Charles Everingham IV (also known as Chad Everingham or Charles "Chad" Everingham) is an attorney and former U.S. Magistrate Judge of the United States District Court for the Eastern District of Texas.

Career
Everingham obtained his Bachelor of Arts degree cum laude from Stephen F. Austin State University, majoring in Political Science and minoring in history. He then obtained his Juris Doctor degree cum laude from Baylor Law School in 1993, where he was named the "Highest Ranking Student in the Graduating Class" and also served as lead articles editor on the Baylor Law Review.

Everingham served as a judicial law clerk to the Honorable Howell Cobb, U.S. District Judge of the United States District Court for the Eastern District of Texas from 1993-1994 and then entered private practice by joining the firm of Brown McCarroll & Oaks. He then served as a permanent law clerk to T. John Ward, U.S. District Judge of the United States District Court for the Eastern District of Texas from Jan 3, 2000 to April 2007.

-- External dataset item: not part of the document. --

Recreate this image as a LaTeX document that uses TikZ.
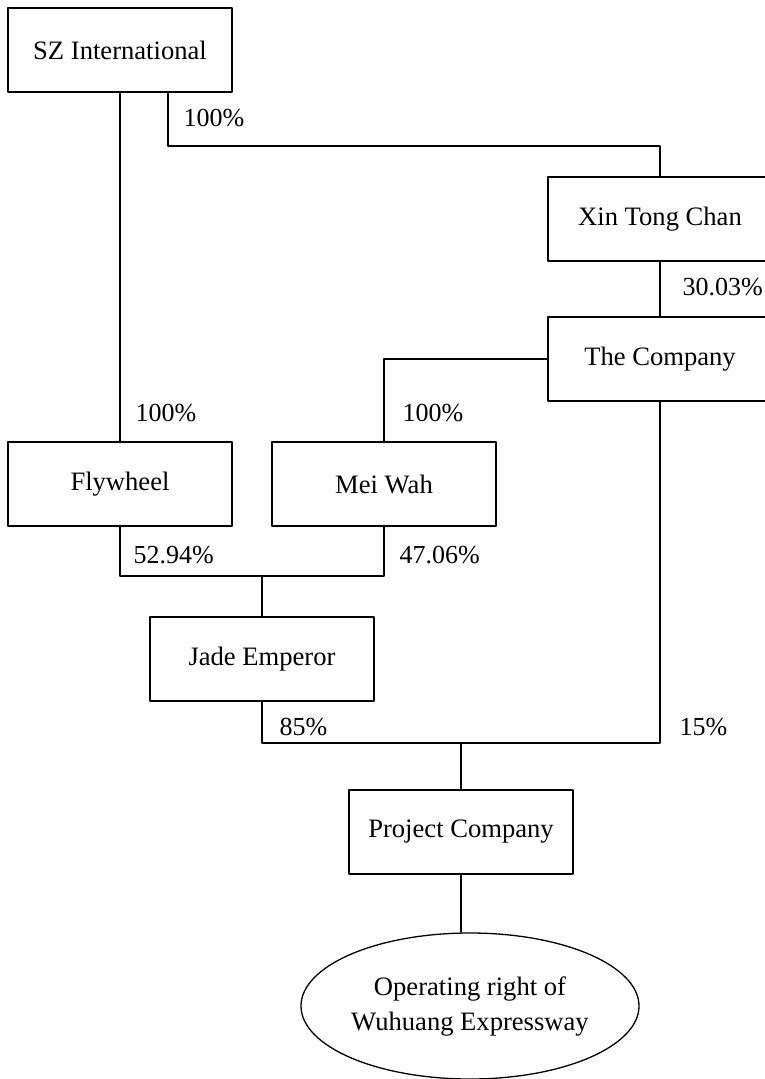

On April 1, 2007, Everingham was appointed as U.S. Magistrate Judge for the United States District Court for the Eastern District of Texas, serving in the same Marshall, Texas federal courthouse as the judge he had previously clerked for, U.S. District Judge T. John Ward. In October 2011, Everingham retired from being a U.S. Magistrate Judge and joined the Longview, Texas office of Akin Gump Strauss Hauer & Feld. His post was succeeded by Judge Roy S. Payne.

Patent Law Legacy
During his tenure on the federal bench in Marshall, Texas, which was growing to become the busiest patent docket in the nation, Everingham handled over 140 Markman hearings (according to Lex Machina) and tried more than 20 complex patent cases. He also served as the U.S. Magistrate Judge to the judge he had previously served as a permanent law clerk to for over seven years, U.S. District Judge T. John Ward, who also heard the most patent cases in the country during his time on the bench and who had also introduced the Local Patent Rules to the United States District Court for the Eastern District of Texas.

External links
Bio of Charles Everingham IV at Akin Gump
American Conference Institute Bio of Charles Everingham
Texas Lawyer Article on Chad Everingham

References

Living people
People from Marshall, Texas
Baylor University alumni
United States magistrate judges
Year of birth missing (living people)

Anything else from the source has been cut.